Hung Zhen-You in his studio, 28 March, 2023.

 

 

 

Light and Energy Flow

 

The sense of transparency in Hung’s charcoal sketches and drawings exhibited in Breath reflects the artist’s delicate perception of how different materials harmonize on the same surface and how dualities can function as a single entity. For instance, in “Steel Man” (2023), the artist describes the fusing state of the two individuals as “the person on the right protecting the one on the left, while the left one gently cradling his heart with both hands.” In “Fluency” (2023), the two figures hold their hands to form a circle, emitting light from their heads and necks, circling the mysterious bright shape at the center of the image.

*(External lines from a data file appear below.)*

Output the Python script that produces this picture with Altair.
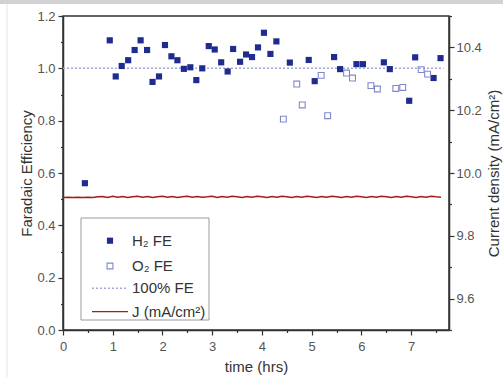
import altair as alt
import pandas as pd

# ---------------- data ----------------
H2_TIME = [0.44, 0.94, 1.06, 1.18, 1.31, 1.44, 1.56, 1.69, 1.80, 1.93, 2.05, 2.18, 2.30,
           2.43, 2.56, 2.68, 2.80, 2.93, 3.05, 3.18, 3.31, 3.42, 3.56, 3.68, 3.80, 3.92,
           4.04, 4.17, 4.29, 4.56, 4.94, 5.06, 5.45, 5.57, 5.90, 6.03, 6.45, 6.57, 6.96,
           7.08, 7.45, 7.59]
H2_FE = [0.561, 1.107, 0.969, 1.009, 1.031, 1.070, 1.107, 1.070, 0.948, 0.969, 1.089, 1.046,
         1.031, 0.998, 1.004, 0.955, 1.000, 1.085, 1.072, 1.023, 0.988, 1.074, 1.025, 1.053,
         1.043, 1.080, 1.136, 1.055, 1.103, 1.022, 1.032, 0.951, 1.043, 0.997, 1.016, 1.016,
         1.023, 0.997, 0.876, 1.042, 0.963, 1.039]

O2_TIME = [4.43, 4.70, 4.81, 5.19, 5.32, 5.70, 5.82, 6.19, 6.32, 6.69, 6.83, 7.20, 7.33]
O2_FE = [0.806, 0.940, 0.860, 0.973, 0.819, 0.982, 0.963, 0.934, 0.921, 0.923, 0.927, 0.995, 0.978]

FE100_START = 0.0
FE100_END = 7.65
FE100_VALUE = 1.0

J_TIME = [0.0, 0.1, 0.2, 0.3, 0.4, 0.5, 0.6, 0.7, 0.8, 0.9, 1.0, 1.1, 1.2, 1.3, 1.4, 1.5,
          1.6, 1.7, 1.8, 1.9, 2.0, 2.1, 2.2, 2.3, 2.4, 2.5, 2.6, 2.7, 2.8, 2.9, 3.0, 3.1,
          3.2, 3.3, 3.4, 3.5, 3.6, 3.7, 3.8, 3.9, 4.0, 4.1, 4.2, 4.3, 4.4, 4.5, 4.6, 4.7,
          4.8, 4.9, 5.0, 5.1, 5.2, 5.3, 5.4, 5.5, 5.6, 5.7, 5.8, 5.9, 6.0, 6.1, 6.2, 6.3,
          6.4, 6.5, 6.6, 6.7, 6.8, 6.9, 7.0, 7.1, 7.2, 7.3, 7.4, 7.5, 7.6]
J_VALUE = [9.922, 9.923, 9.922, 9.923, 9.922, 9.923, 9.922, 9.924, 9.925, 9.922,
           9.926, 9.923, 9.925, 9.922, 9.924, 9.926, 9.923, 9.925, 9.922, 9.924,
           9.926, 9.923, 9.925, 9.922, 9.924, 9.926, 9.923, 9.925, 9.923, 9.924,
           9.926, 9.922, 9.925, 9.923, 9.926, 9.924, 9.922, 9.925, 9.923, 9.926,
           9.924, 9.922, 9.925, 9.923, 9.926, 9.924, 9.922, 9.925, 9.923, 9.926,
           9.924, 9.922, 9.925, 9.923, 9.926, 9.924, 9.922, 9.925, 9.923, 9.926,
           9.924, 9.922, 9.925, 9.923, 9.926, 9.924, 9.922, 9.925, 9.923, 9.926,
           9.924, 9.922, 9.925, 9.923, 9.926, 9.924, 9.923]

X_TICKS = [0, 0.5, 1, 1.5, 2, 2.5, 3, 3.5, 4, 4.5, 5, 5.5, 6, 6.5, 7, 7.5]
FE_TICKS = [0.0, 0.1, 0.2, 0.3, 0.4, 0.5, 0.6, 0.7, 0.8, 0.9, 1.0, 1.1, 1.2]
J_TICKS = [9.5, 9.6, 9.7, 9.8, 9.9, 10.0, 10.1, 10.2, 10.3, 10.4, 10.5]

LEGEND_LABELS = ["H\u2082 FE", "O\u2082 FE", "100% FE", "J (mA/cm\u00b2)"]

# ---------------- styles ----------------
FONT = "Liberation Sans"
H2_COLOR = "#1f2b8e"
O2_COLOR = "#8088cc"
FE100_COLOR = "#a3a8d8"
J_COLOR = "#a51c1c"
AXIS_COLOR = "#333333"

W, H = 386, 314

h2_df = pd.DataFrame({"t": H2_TIME, "fe": H2_FE})
o2_df = pd.DataFrame({"t": O2_TIME, "fe": O2_FE})
fe100_df = pd.DataFrame({"t": [FE100_START], "t2": [FE100_END], "fe": [FE100_VALUE]})
j_df = pd.DataFrame({"t": J_TIME, "j": J_VALUE})
one = pd.DataFrame({"k": [0]})

common_axis = dict(
    domainColor=AXIS_COLOR, domainWidth=1.5, tickColor=AXIS_COLOR, tickWidth=1.2,
    labelColor="#555555", labelFont=FONT, labelFontSize=13, titleFont=FONT,
    titleFontSize=15, titleFontWeight="normal", titleColor="#333333", grid=False,
    labelOverlap=False, labelFlush=False,
)

x_enc = alt.X(
    "t:Q",
    scale=alt.Scale(domain=[0, 7.76], nice=False, zero=False),
    axis=alt.Axis(
        title="time (hrs)", values=X_TICKS,
        labelExpr="datum.value % 1 == 0 ? format(datum.value, 'd') : ''",
        tickSize={"condition": {"test": "datum.value % 1 == 0", "value": 5}, "value": 2.5},
        labelPadding=5, titlePadding=6, **common_axis,
    ),
)

fe_axis = alt.Axis(
    title="Faradaic Efficiency", values=FE_TICKS,
    labelExpr="round(datum.value*10) % 2 == 0 ? format(datum.value, '.1f') : ''",
    tickSize={"condition": {"test": "round(datum.value*10) % 2 == 0", "value": 5}, "value": 2.5},
    labelPadding=3, titlePadding=2, **common_axis,
)
y_fe = alt.Y("fe:Q", scale=alt.Scale(domain=[0, 1.2], nice=False), axis=fe_axis)

h2 = alt.Chart(h2_df).mark_square(size=38, color=H2_COLOR, opacity=1).encode(x=x_enc, y=y_fe)
o2 = alt.Chart(o2_df).mark_square(size=34, filled=False, color=O2_COLOR, strokeWidth=1.1,
                                  opacity=1).encode(x=x_enc, y=y_fe)
fe100 = alt.Chart(fe100_df).mark_rule(color=FE100_COLOR, strokeDash=[2, 2], strokeWidth=1.5).encode(
    x=x_enc, x2="t2:Q", y=y_fe)

# legend (drawn in pixel space of the plot)
leg_box = alt.Chart(one).mark_rect(fill="white", stroke="#9a9a9a", strokeWidth=1).encode(
    x=alt.value(18), x2=alt.value(146), y=alt.value(202), y2=alt.value(304))
leg_h2 = alt.Chart(one).mark_square(size=38, color=H2_COLOR, opacity=1).encode(
    x=alt.value(47), y=alt.value(224.7))
leg_o2 = alt.Chart(one).mark_square(size=34, filled=False, color=O2_COLOR, strokeWidth=1.1,
                                    opacity=1).encode(x=alt.value(47), y=alt.value(250))
leg_fe = alt.Chart(one).mark_rule(color=FE100_COLOR, strokeDash=[2, 2], strokeWidth=1.5).encode(
    x=alt.value(29), x2=alt.value(65), y=alt.value(272.3))
leg_j = alt.Chart(one).mark_rule(color=J_COLOR, strokeWidth=1.2).encode(
    x=alt.value(29), x2=alt.value(65), y=alt.value(295.7))

def leg_text(label, ypix):
    return alt.Chart(one).mark_text(
        text=label, align="left", baseline="middle", font=FONT, fontSize=15, color="#333333"
    ).encode(x=alt.value(69), y=alt.value(ypix))

texts = [leg_text(LEGEND_LABELS[0], 224.7), leg_text(LEGEND_LABELS[1], 250),
         leg_text(LEGEND_LABELS[2], 272.3), leg_text(LEGEND_LABELS[3], 295.7)]

# decorative frame of the screenshot
top_band = alt.Chart(one).mark_rect(color="#d2d2d2").encode(
    x=alt.value(-63), x2=alt.value(440), y=alt.value(-16), y2=alt.value(-12))
side_line = alt.Chart(one).mark_rule(color="#e6e6e6", strokeWidth=1).encode(
    x=alt.value(-56), y=alt.value(-12), y2=alt.value(361))

fe_layer = alt.layer(top_band, side_line, fe100, h2, o2, leg_box, leg_h2, leg_o2, leg_fe, leg_j, *texts)

j_axis = alt.Axis(
    title="Current density (mA/cm\u00b2)", orient="right", values=J_TICKS,
    labelExpr="round(datum.value*10) % 2 == 0 ? format(datum.value, '.1f') : ''",
    tickSize={"condition": {"test": "round(datum.value*10) % 2 == 0", "value": 5}, "value": 2.5},
    labelPadding=2, titlePadding=5, titleAngle=270, titleBaseline="top", **common_axis,
)
j_line = alt.Chart(j_df).mark_line(color=J_COLOR, strokeWidth=1.5).encode(
    x=x_enc,
    y=alt.Y("j:Q", scale=alt.Scale(domain=[9.5, 10.5], nice=False, zero=False), axis=j_axis),
)

chart = alt.layer(fe_layer, j_line).resolve_scale(y="independent").properties(
    width=W, height=H,
    autosize=alt.AutoSizeParams(type="none"),
    padding={"left": 63, "top": 16, "right": 54, "bottom": 47},
    background="white",
).configure_view(stroke=AXIS_COLOR, strokeWidth=1.5)

chart.save("out.html", embed_options={"renderer": "svg", "actions": False})
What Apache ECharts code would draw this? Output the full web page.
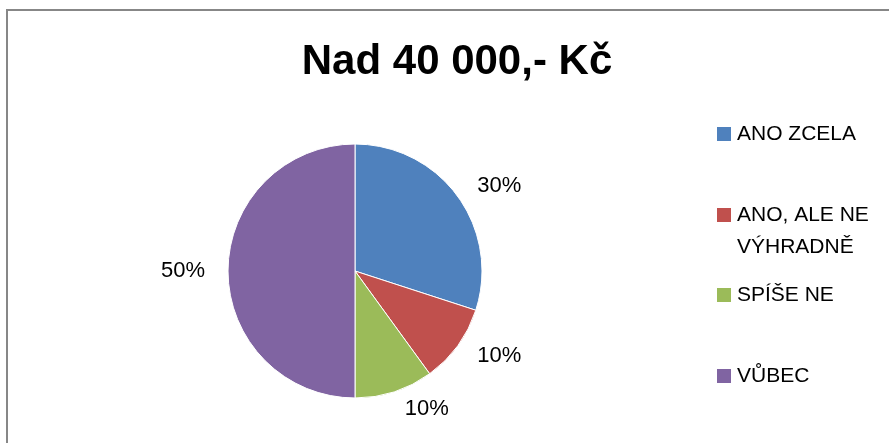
<!DOCTYPE html>
<html>
<head>
<meta charset="utf-8">
<script src="https://cdn.jsdelivr.net/npm/echarts@6/dist/echarts.min.js"></script>
<style>
  html, body { margin: 0; padding: 0; background: #fff; }
</style>
</head>
<body>
<div id="pieChart" style="width:889px; height:443px;"></div>
<script>
// data
var categories = ['ANO ZCELA', 'ANO, ALE NE VÝHRADNĚ', 'SPÍŠE NE', 'VŮBEC'];
// leading empty line keeps the square level with the first text line
var legendLabels = ['ANO ZCELA', '\nANO, ALE NE\nVÝHRADNĚ', 'SPÍŠE NE', 'VŮBEC'];
var shares = [30, 10, 10, 50];
var colors = ['#4F81BD', '#C0504D', '#9BBB59', '#8064A2'];
var legendRowY = [134, 215, 295, 376]; // centre of each legend square

var font = '"Liberation Sans", Arial, sans-serif';

var pieData = [];
for (var i = 0; i < categories.length; i++) {
  pieData.push({ name: categories[i], value: shares[i], itemStyle: { color: colors[i] } });
}

// one legend per entry, rows spaced like the original
var legends = [];
for (var j = 0; j < categories.length; j++) {
  var multi = legendLabels[j].indexOf('\n') >= 0;
  var lh = multi ? 32 : 24;
  var boxH = multi ? lh * 3 : lh;
  legends.push({
    data: [categories[j]],
    left: 715,
    top: legendRowY[j] - boxH / 2,
    padding: 0,
    itemWidth: 16,
    itemHeight: 16,
    itemGap: 0,
    selectedMode: false,
    icon: 'rect',
    formatter: (function (k) { return function () { return legendLabels[k]; }; })(j),
    textStyle: {
      fontFamily: font,
      fontSize: 21,
      color: '#000',
      lineHeight: lh
    }
  });
}

var myChart = echarts.init(document.getElementById('pieChart'));
myChart.setOption({
  animation: false,
  title: {
    text: 'Nad 40 000,- Kč',
    left: 452,
    textAlign: 'center',
    top: 36,
    textStyle: { fontFamily: font, fontSize: 42, fontWeight: 'bold', color: '#000' }
  },
  graphic: [{
    type: 'rect',
    shape: { x: 7, y: 10, width: 1000, height: 1000 },
    style: { fill: 'none', stroke: '#878787', lineWidth: 2 },
    silent: true
  }],
  legend: legends,
  series: [{
    type: 'pie',
    center: [355, 271],
    radius: 127,
    startAngle: 90,
    clockwise: true,
    itemStyle: { borderColor: '#fff', borderWidth: 1 },
    label: {
      show: true,
      position: 'outside',
      formatter: '{d}%',
      fontFamily: font,
      fontSize: 22,
      color: '#000'
    },
    labelLine: { show: false, length: 18, length2: 0 },
    emphasis: { disabled: true },
    data: pieData
  }]
});
</script>
</body>
</html>
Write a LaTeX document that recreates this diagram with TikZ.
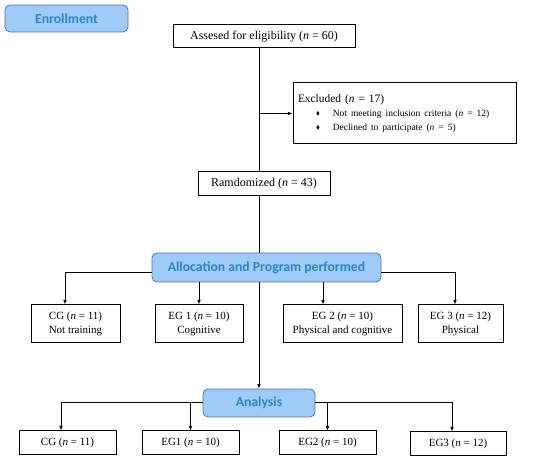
\documentclass[tikz,border=0pt]{standalone}
\usepackage{amssymb}
\usepackage{fontspec}
\setmainfont{Liberation Serif}
\newfontfamily\stagefont{Carlito}
\usepackage{tikz}
\usetikzlibrary{arrows.meta, positioning, calc}
\definecolor{stagefill}{RGB}{158,203,247}
\definecolor{stagedraw}{RGB}{88,116,150}
\definecolor{stagetext}{RGB}{46,132,200}
\newcommand{\nn}{\textit{n}}
\newcommand{\dmd}{\raisebox{0.15ex}{\scalebox{0.6}{$\blacklozenge$}}}

\begin{document}
\begin{tikzpicture}[
    x=1pt, y=-1pt,
    arr/.style={-{Latex[length=1.6mm, width=1.3mm]}, line width=1pt},
    line/.style={line width=1pt},
    box/.style={draw, line width=1pt, inner sep=2pt, align=center,
                font=\fontsize{11}{14.5}\selectfont},
    bigbox/.style={box, font=\fontsize{12}{14}\selectfont},
    stage/.style={draw=stagedraw, fill=stagefill, rounded corners=5pt, line width=0.8pt,
                  text=stagetext, font=\stagefont\bfseries\fontsize{13.7}{15}\selectfont},
]
\useasboundingbox (0,0) rectangle (550,462);

% stages
\node[stage, minimum width=123pt, minimum height=27pt] (enroll) at (66.5,18.5) {Enrollment};
\node[stage, minimum width=229pt, minimum height=29pt] (alloc) at (266.5,267.5) {Allocation and Program performed};
\node[stage, minimum width=112pt, minimum height=28pt] (ana) at (259,403) {Analysis};

% enrollment
\node[bigbox, minimum width=182pt, minimum height=23pt] (assess) at (264,36.5) {Assesed for eligibility (\nn{} = 60)};
\node[bigbox, minimum width=223pt, minimum height=61pt, text width=213pt, align=left] (excl) at (404.5,113.5)
    {\fontsize{11.4}{13}\selectfont Excluded (\nn{} = 17)\\[-1pt]
     {\fontsize{9.5}{15}\selectfont\hspace*{18pt}\dmd\hspace{13pt}Not meeting inclusion criteria (\nn{} = 12)\\
      \hspace*{18pt}\dmd\hspace{13pt}Declined to participate (\nn{} = 5)}};
\node[bigbox, minimum width=132pt, minimum height=24pt] (rand) at (264,184) {Ramdomized (\nn{} = 43)};

% allocation
\node[box, minimum width=89pt, minimum height=38pt] (cgA) at (75.5,324) {CG (\nn{} = 11)\\Not training};
\node[box, minimum width=88pt, minimum height=38pt] (egoneA) at (199,324) {EG 1 (\nn{} = 10)\\Cognitive};
\node[box, minimum width=119pt, minimum height=38pt] (egtwoA) at (342.5,324) {EG 2 (\nn{} = 10)\\Physical and cognitive};
\node[box, minimum width=85pt, minimum height=38pt] (egthreeA) at (460.5,324) {EG 3 (\nn{} = 12)\\Physical};

% analysis
\node[box, minimum width=97pt, minimum height=24pt] (cgB) at (67.5,443) {CG (\nn{} = 11)};
\node[box, minimum width=97pt, minimum height=24pt] (egoneB) at (190.5,443) {EG1 (\nn{} = 10)};
\node[box, minimum width=97pt, minimum height=24pt] (egtwoB) at (327.5,443) {EG2 (\nn{} = 10)};
\node[box, minimum width=96pt, minimum height=24pt] (egthreeB) at (458,444) {EG3 (\nn{} = 12)};

\coordinate (spine) at (259,0);

\draw[line] (spine |- assess.south) -- (spine |- rand.north);
\draw[arr] (spine |- excl.west) -- (excl.west);
\draw[line] (spine |- rand.south) -- (spine |- alloc.north);

\draw[arr] ([yshift=-5.5pt]alloc.west) -| ([xshift=-10.5pt]cgA.north);
\draw[arr] (egoneA.north |- alloc.south) -- (egoneA.north);
\draw[arr] ([xshift=-19.5pt]egtwoA.north |- alloc.south) -- ([xshift=-19.5pt]egtwoA.north);
\draw[arr] ([yshift=-5.5pt]alloc.east) -| ([xshift=-5.5pt]egthreeA.north);
\draw[arr] (spine |- alloc.south) -- (ana.north);

\draw[arr] (ana.west) -| ([xshift=-6.5pt]cgB.north);
\draw[arr] (egoneB.north |- ana.west) -- (egoneB.north);
\draw[arr] (egtwoB.north |- ana.east) -- (egtwoB.north);
\draw[arr] (ana.east) -| ([xshift=-6pt]egthreeB.north);
\end{tikzpicture}
\end{document}
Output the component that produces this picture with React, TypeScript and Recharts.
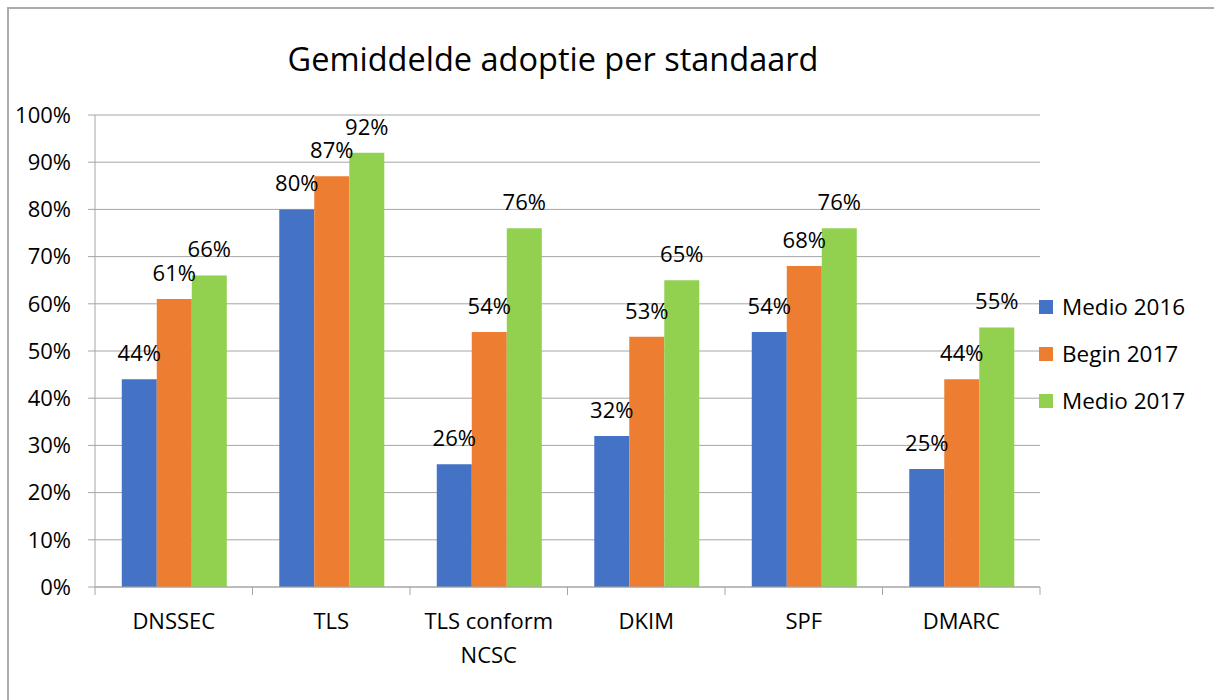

Their minds connect. It is not difficult to imagine that these transparent forms represent a form of non-individual consciousness of the higher self, while the brightness represents the energy generated by that consciousness. It’s hard to guess what kind of religion these visual elements stem from; however, they may be reminiscent of images from movies such as the Tree of Souls from Avatar, Shishigami in Princess Mononoke, the “transparent world” in Demon Slayer: Kimetsu no Yaiba, or the visuality in anime and fictions that can see through other’s inner power. 

 

Starting from personal life experiences, beyond form and imagery, the transparency created through the harmony of self-awareness and material suggests the practice of exploring the spiritual source through abstract paintings in the early 20th century, especially Hilma af Klint’s non-modernist abstract paintings. Klint’s abstract paintings feature diverse elements, which she considered a means of constructing a priori concepts rather than a pursuit of formalism. The personal nature of Hung Zhen-You’s paintings ensure that formalism is not the artistic value he seeks at the current stage; instead, he focuses on a painting relationship rooted in personal experience and awareness.

 

Indeed, Hung is still facing the dualistic issue of painting that Asian painters and painters of Sinophone culture have contemplated. However, as an artist in the 2020s, Hung does not abandon reality in his paintings, nor does he follow the well-trodden paths of constructivism or abstract expressionism. Furthermore, he didn’t adhere to the cultural framework of modernized nationalism. In “Summer Night Breeze” (2022), Hung started from his perception and experience to create the gradation of negative space, rubbing texture and blackness, which reflects his interpretation of the relationship between light and movement in painting with the integration of acrylic pigments, oil paints and charcoal. This relationship has often been considered in art history as the fusion of two concepts from both Eastern and Western traditions that 20th-century artists contemplated. In this sense, Hung Zhen-You is refining a personal perspective on the nature of painting through a process of de-formalization and a close physical sensation observation process.